Exactly as written, set down the lines from the top of the entries through the line bearing "import math", with every picture left out.

── Record extracts

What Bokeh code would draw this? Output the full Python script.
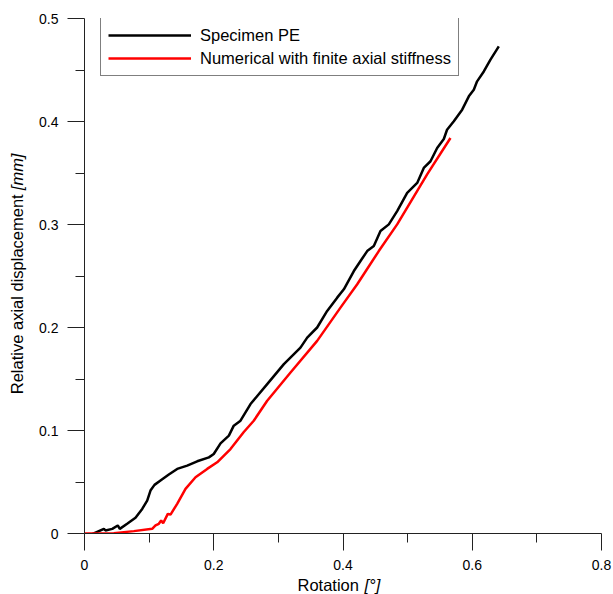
from bokeh.plotting import figure
from bokeh.models import (Legend, LegendItem, Label, FixedTicker, CustomJSTickFormatter, Range1d)
from bokeh.embed import file_html
from bokeh.resources import INLINE
import math

# ---- data ----
pe_x = [0.0, 0.0144, 0.030, 0.0325, 0.043, 0.0515, 0.0546, 0.066, 0.0789, 0.0893, 0.097,
        0.1021, 0.1083, 0.1176, 0.1305, 0.1434, 0.1589, 0.1744, 0.1925, 0.2, 0.2105,
        0.2234, 0.231, 0.2414, 0.2569, 0.2827, 0.3085, 0.3342, 0.3446, 0.36, 0.3755,
        0.391, 0.4013, 0.4168, 0.4271, 0.4374, 0.4477, 0.458, 0.4709, 0.4838, 0.4993,
        0.5148, 0.525, 0.5354, 0.5457, 0.556, 0.561, 0.5715, 0.5844, 0.5947, 0.6024,
        0.6075, 0.6179, 0.6282, 0.6411]
pe_y = [-0.004, 0.000, 0.0045, 0.003, 0.0045, 0.0078, 0.0045, 0.0094, 0.0152, 0.0239, 0.032,
        0.0417, 0.0472, 0.0514, 0.0572, 0.0627, 0.0659, 0.0701, 0.0739, 0.0772, 0.0875,
        0.095, 0.1047, 0.1095, 0.1257, 0.145, 0.1644, 0.1805, 0.1902, 0.2, 0.2161,
        0.229, 0.2371, 0.2548, 0.2645, 0.2742, 0.2791, 0.2936, 0.3001, 0.313, 0.3307,
        0.3404, 0.3549, 0.3614, 0.3743, 0.3830, 0.392, 0.4002, 0.4115, 0.4244, 0.4309,
        0.439, 0.4486, 0.46, 0.4729]

num_x = [0.0, 0.0196, 0.0454, 0.0763, 0.1047, 0.1099, 0.115, 0.1186, 0.1217, 0.1289,
         0.1331, 0.1434, 0.1563, 0.1718, 0.1898, 0.2053, 0.2259, 0.2465, 0.2619, 0.2827,
         0.3188, 0.36, 0.3961, 0.422, 0.4554, 0.4838, 0.5302, 0.5663]
num_y = [0.0, 0.0, 0.0003, 0.0023, 0.0045, 0.0078, 0.0094, 0.0126, 0.010, 0.019,
         0.0184, 0.0288, 0.0433, 0.0546, 0.0627, 0.0691, 0.082, 0.0985, 0.1095, 0.1289,
         0.1563, 0.187, 0.2193, 0.242, 0.2742, 0.3001, 0.3486, 0.384]

x_ticks = [0.0, 0.2, 0.4, 0.6, 0.8]
x_minor = [0.1, 0.3, 0.5, 0.7]
y_ticks = [0.0, 0.1, 0.2, 0.3, 0.4, 0.5]
y_minor = [0.05, 0.15, 0.25, 0.35, 0.45]

series_names = ["Specimen PE", "Numerical with finite axial stiffness"]

FONT = "Liberation Sans"

p = figure(width=613, height=594, output_backend="svg", toolbar_location=None,
           x_range=Range1d(0, 0.8), y_range=Range1d(0, 0.5),
           min_border_left=84, min_border_right=12, min_border_top=17, min_border_bottom=61)
p.outline_line_color = None
p.xgrid.visible = False
p.ygrid.visible = False
p.background_fill_color = "white"
p.border_fill_color = "white"

fmt = CustomJSTickFormatter(code="return tick == 0 ? '0' : tick.toFixed(1);")
p.xaxis.ticker = FixedTicker(ticks=x_ticks, minor_ticks=x_minor)
p.yaxis.ticker = FixedTicker(ticks=y_ticks, minor_ticks=y_minor)
for ax in (p.xaxis, p.yaxis):
    ax.formatter = fmt
    ax.major_tick_out = 17
    ax.major_tick_in = 0
    ax.minor_tick_out = 9
    ax.minor_tick_in = 0
    ax.axis_line_color = "#222222"
    ax.major_tick_line_color = "#222222"
    ax.minor_tick_line_color = "#222222"
    ax.major_label_text_font = FONT
    ax.major_label_text_font_size = "14px"
    ax.major_label_text_color = "black"
    ax.major_label_standoff = 9

r1 = p.line(pe_x, pe_y, line_color="black", line_width=2.5)
r2 = p.line(num_x, num_y, line_color="#ff0000", line_width=2.5)

legend = Legend(items=[LegendItem(label=series_names[0], renderers=[r1]),
                       LegendItem(label=series_names[1], renderers=[r2])],
                location=(16, 457))
legend.margin = 0
legend.padding = 7
legend.spacing = 3
legend.glyph_width = 83
legend.glyph_height = 20
legend.label_height = 20
legend.label_standoff = 9
legend.label_text_font = FONT
legend.label_text_font_size = "16.5px"
legend.label_text_color = "black"
legend.border_line_color = "black"
legend.border_line_width = 1
legend.background_fill_color = "white"
legend.background_fill_alpha = 1.0
p.add_layout(legend)

# axis titles (plain + italic parts); placed in side panels so they are not clipped,
# positioned in data units
common = dict(text_font=FONT, text_font_size="16.5px", text_baseline="middle",
              text_align="left", text_color="black")
p.add_layout(Label(x=0.3296, y=-0.0504, text="Rotation", **common), "below")
p.add_layout(Label(x=0.4333, y=-0.0504, text="[°]", text_font_style="italic",
                   text_line_height=1.0, **common), "above")
p.add_layout(Label(x=-0.1037, y=0.1352, text="Relative axial displacement",
                   angle=math.pi / 2, **common), "left")
p.add_layout(Label(x=-0.1037, y=0.3333, text="[mm]", text_font_style="italic",
                   angle=math.pi / 2, **common), "left")

open("out.html", "w").write(file_html(p, INLINE))
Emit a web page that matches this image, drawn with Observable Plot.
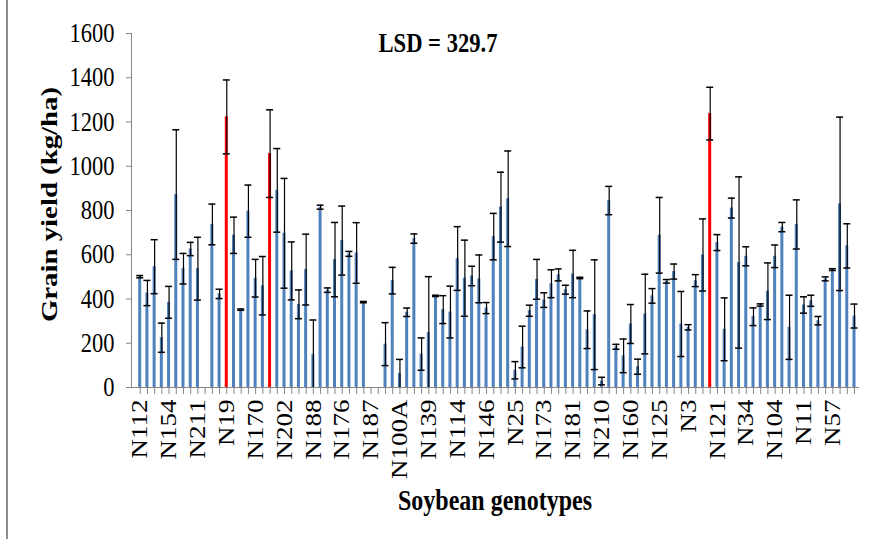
<!DOCTYPE html>
<html><head><meta charset="utf-8">
<script src="https://cdn.jsdelivr.net/npm/d3@7"></script>
<script src="https://cdn.jsdelivr.net/npm/@observablehq/plot@0.6"></script>
<style>
html,body{margin:0;padding:0;background:#fff;}
#wrap{position:relative;width:869px;height:539px;overflow:hidden;background:#fff;}
#edge{position:absolute;left:6px;top:0;width:2px;height:539px;background:#8c8c8c;}
#wrap svg text{fill:#000;}
</style></head><body><div id="wrap"><div id="edge"></div></div>
<script>
// Tick labels shown (every 4th genotype, as in the original)
const tickLabels = ["N112","N154","N211","N19","N170","N202","N188","N176","N187","N100A","N139","N114","N146","N25","N173","N181","N210","N160","N125","N3","N121","N34","N104","N11","N57"];
// Mean grain yield (kg/ha) per genotype position; null = no bar
const yieldMean = [
  501,427,546,225,385,872,537,626,537,null,
  737,423,1223,688,352,797,494,460,1057,891,
  697,527,376,533,149,815,440,578,664,604,
  608,386,null,null,196,483,63,340,673,151,
  248,414,352,341,583,494,504,491,359,682,
  815,853,78,183,347,489,395,469,509,442,
  513,495,261,329,29,845,184,143,287,94,
  332,414,688,480,524,287,272,483,599,1238,
  655,263,811,565,593,320,373,435,593,725,
  272,737,373,392,302,491,533,830,640,323];
// Error (+/-) per genotype position
const yieldErr = [
  5,57,122,66,72,293,69,30,142,null,
  92,21,167,82,3,118,85,132,198,189,
  248,131,65,160,156,9,10,168,156,11,
  137,3,null,null,97,60,64,19,21,73,
  253,3,63,117,144,172,44,108,25,105,
  158,216,39,94,25,90,33,63,27,20,
  107,3,85,248,17,64,11,76,88,34,
  180,33,171,8,34,147,12,27,163,119,
  36,142,45,387,43,40,5,128,51,21,
  145,111,37,25,19,9,4,392,100,54];
// Positions drawn in red
const highlighted = [12, 18, 79];
const lsdText = "LSD = 329.7";
const yTitle = "Grain yield (kg/ha)";
const xTitle = "Soybean genotypes";

const idx = d3.range(yieldMean.length);
const rows = idx.map(i => ({i, mean: yieldMean[i], err: yieldErr[i], hi: highlighted.includes(i)}))
  .filter(d => d.mean != null);
const lo = d => d.mean - d.err, hi = d => d.mean + d.err;

const chart = Plot.plot({
  width: 869, height: 539,
  marginLeft: 131, marginRight: 11, marginTop: 33, marginBottom: 152,
  style: {fontFamily: "'Liberation Serif','Times New Roman',serif", fontSize: "22.5px", color: "#868686", background: "#fff", overflow: "visible"},
  x: {type: "band", domain: idx, paddingInner: 0.584, paddingOuter: 0.672, align: 0.742, round: false,
      label: null, tickSize: 7, tickPadding: 5, tickRotate: -90, line: true,
      tickFormat: i => (i % 4 === 0 ? tickLabels[i / 4] : "")},
  y: {domain: [0, 1600], ticks: 8, tickFormat: "d", label: null, tickSize: 5, tickPadding: 12, line: true},
  marks: [
    Plot.barY(rows, {x: "i", y: "mean", fill: d => (d.hi ? "#FF0000" : "#4F81BD")}),
    Plot.ruleX(rows, {x: "i", y1: lo, y2: hi, stroke: "#000", strokeWidth: 1.2, clip: true}),
    Plot.tickY(rows, {x: "i", y: lo, stroke: "#000", strokeWidth: 1.5, insetLeft: -2, insetRight: -2, clip: true}),
    Plot.tickY(rows, {x: "i", y: hi, stroke: "#000", strokeWidth: 1.5, insetLeft: -2, insetRight: -2, clip: true}),
    Plot.text([lsdText], {frameAnchor: "top", textAnchor: "middle", lineAnchor: "middle", dx: -57, dy: 10, fontWeight: "bold", fontSize: 22.6}),
    Plot.text([xTitle], {frameAnchor: "bottom", textAnchor: "middle", lineAnchor: "middle", dy: 113, fontWeight: "bold", fontSize: 24}),
    Plot.text([yTitle], {frameAnchor: "left", textAnchor: "middle", lineAnchor: "middle", rotate: -90, dx: -82, dy: -6, fontWeight: "bold", fontSize: 24})
  ]
});
document.getElementById("wrap").appendChild(chart);

// The original's lettering is vertically stretched; reproduce that
const S = 1.2;
chart.querySelectorAll("text").forEach(t => {
  const tr = t.getAttribute("transform");
  const m = tr && tr.match(/^\s*translate\(([^)]*)\)(.*)$/);
  if (m) {
    t.setAttribute("transform", `translate(${m[1]}) scale(1,${S})${m[2]}`);
  } else if (!tr) {
    const x = +(t.getAttribute("x") || 0), y = +(t.getAttribute("y") || 0);
    t.setAttribute("transform", `translate(${x},${y}) scale(1,${S}) translate(${-x},${-y})`);
  }
});
</script></body></html>
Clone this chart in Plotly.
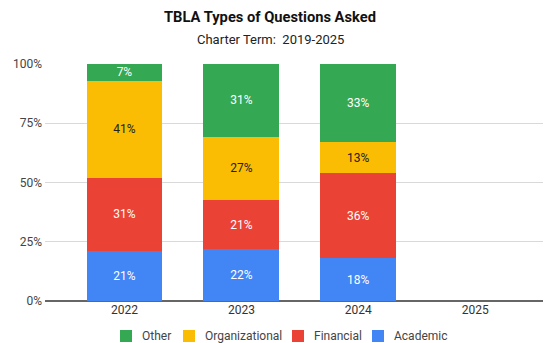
import plotly.graph_objects as go

years = ["2022", "2023", "2024", "2025"]
academic = [21, 22, 18, None]
financial = [31, 21, 36, None]
organizational = [41, 27, 13, None]
other = [7, 31, 33, None]

series = [
    ("Academic", academic, "#4285F4", "white"),
    ("Financial", financial, "#EA4335", "white"),
    ("Organizational", organizational, "#FBBC04", "#222222"),
    ("Other", other, "#34A853", "white"),
]

W, H = 545, 343
ML, MR, MT, MB = 45, 2, 64, 42
PLOT_W = W - ML - MR
PLOT_H = H - MT - MB


def px(x):
    # paper x coordinate for a pixel column
    return (x - ML) / PLOT_W


def py(y):
    # paper y coordinate for a pixel row measured from the top
    return (H - MB - y) / PLOT_H


fig = go.Figure()
for name, vals, color, tcolor in series:
    fig.add_trace(go.Bar(
        x=years, y=vals, name=name,
        marker=dict(color=color, line=dict(width=0)),
        text=[f"{v}%" if v is not None else "" for v in vals],
        textposition="inside", insidetextanchor="middle",
        textangle=0, constraintext="none",
        textfont=dict(color=tcolor, size=12, family="Roboto"),
        hoverinfo="skip", showlegend=False,
    ))

# compact legend row below the axis (Other, Organizational, Financial, Academic)
legend_left = [120, 183, 292, 372]
legend_y = 336
shapes = []
annotations = []
for (name, _, color, _), left in zip(reversed(series), legend_left):
    shapes.append(dict(
        type="rect", xref="paper", yref="paper",
        x0=px(left), x1=px(left + 12), y0=py(legend_y + 6), y1=py(legend_y - 6),
        fillcolor=color, line=dict(width=0),
    ))
    annotations.append(dict(
        text=name, x=px(left + 20), xref="paper", y=py(legend_y), yref="paper",
        xanchor="left", yanchor="middle", showarrow=False,
        font=dict(size=12, color="#444444", family="Roboto"),
    ))

annotations += [
    dict(text="<b>TBLA Types of Questions Asked</b>", x=px(270), xref="paper",
         y=py(17), yref="paper", xanchor="center", yanchor="middle",
         showarrow=False, font=dict(size=14.7, color="#111111", family="Roboto")),
    dict(text="Charter Term:  2019-2025", x=px(270), xref="paper",
         y=py(40), yref="paper", xanchor="center", yanchor="middle",
         showarrow=False, font=dict(size=13, color="#222222", family="Roboto")),
]

fig.update_layout(
    barmode="stack", barnorm="percent", bargap=0.35,
    width=W, height=H,
    margin=dict(l=ML, r=MR, t=MT, b=MB, autoexpand=False),
    paper_bgcolor="white", plot_bgcolor="white",
    font=dict(family="Roboto", size=12, color="#444444"),
    showlegend=False,
    shapes=shapes,
    annotations=annotations,
)
fig.update_xaxes(
    type="category", range=[-0.68, 3.58],
    showgrid=False, ticks="", showline=False,
    tickfont=dict(size=12, color="#333333"),
)
fig.update_yaxes(
    range=[0, 100], tickvals=[0, 25, 50, 75, 100],
    ticktext=["0%", "25%", "50%", "75%", "100%"],
    gridcolor="#d9d9d9", gridwidth=1,
    zeroline=True, zerolinecolor="#666666", zerolinewidth=1.5,
    tickfont=dict(size=12, color="#444444"),
    ticklabelstandoff=2,
)

fig.write_html("out.html")
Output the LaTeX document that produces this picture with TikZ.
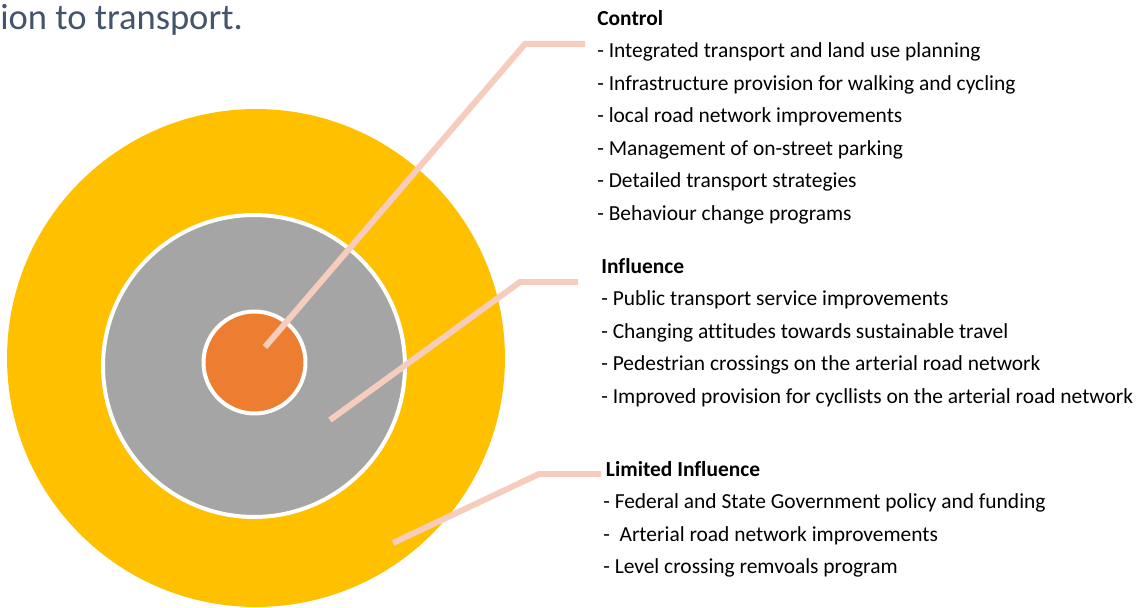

────

(Task answer)
What Bokeh code would draw this? Output the full Python script.
from bokeh.plotting import figure
from bokeh.models import (Legend, LegendItem, Label, FixedTicker, CustomJSTickFormatter, Range1d)
from bokeh.embed import file_html
from bokeh.resources import INLINE
import math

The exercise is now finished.